A campanha do professor primário partiu do interior, das regiões rurais, para as cidades. “O candidato se dirigia às massas, é o candidato que fez a campanha política mais tradicional: a do candidato que chega à praça, faz seu discurso, convence e vai embora. E fez isso em várias cidades do centro do Peru do início ao final, em Cajamarca, Ayacucho, Chumbivilcas, Cusco.

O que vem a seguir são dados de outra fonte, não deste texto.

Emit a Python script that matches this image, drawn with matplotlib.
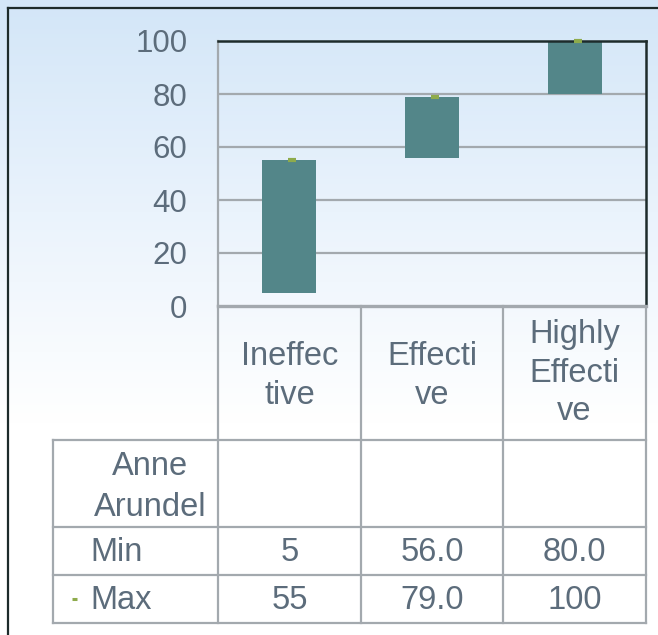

Sua estratégia não foram as grandes cidades no início, e sim os grandes distritos rurais, e de lá passou às cidades”, descreveu o analista político Gonzalo Banda. “O desdobramento do campo à cidade, termo coincidentemente marxista, foi usado porque esse tipo de campanha é característico da esquerda historicamente, tínhamos que reforçar nossas ligações de maneira pessoal nos povoados identificados por classe, como o sul peruano que estava sendo arrebatado pela direita da Acción Popular e da social-democracia do Juntos por el Perú”, disse Cerrón.
O candidato combinou a essa estratégia regional, com a qual conquistou uma enorme quantidade de votos nas províncias mais pobres enquanto era desprezado na capital, uma postura de corte populista, usando suas escassas aparições midiáticas para fazer discursos inflamados em defesa da educação e em temas econômicos e políticos, como a sugestão do uso de 10% do PIB para educação e saúde; o fechamento do Supremo Tribunal, “que defende a grande a corrupção” e sua substituição por um novo, com ministros eleitos por voto popular; e o estabelecimento de novos termos nos contratos já existentes com empresas privadas; com posições conservadoras na esfera dos costumes, declarando-se contra as discussões sobre gênero na escola; se dizendo “pessoalmente contra a legalização do aborto, mas será discutido na Assembleia Constituinte” (apesar de seu programa tratar da despenalização); e contra o reconhecimento do casamento igualitário.
Em um cenário eleitoral fragmentado e sob uma crise institucional permanente – os últimos seis presidentes do país foram acusados ou condenados por corrupção, e no último ano e meio o Peru teve três presidentes –, a campanha de Castillo rendeu frutos. Acima de tudo, foi a surpresa reservada pelo Peru desconhecido e rural, onde os índices de pobreza são quase dez vezes maiores do que nas regiões urbanas, para um povo que, seja de onde venha, parece orientar suas esperanças para a mudança. Restará saber se até o segundo turno o desconhecido do campo terá a força necessária para tomar as cidades ou se, ao contrário, a cidade se apoiará no velho e conhecido, mesmo que a contragosto, para resistir ao cerco.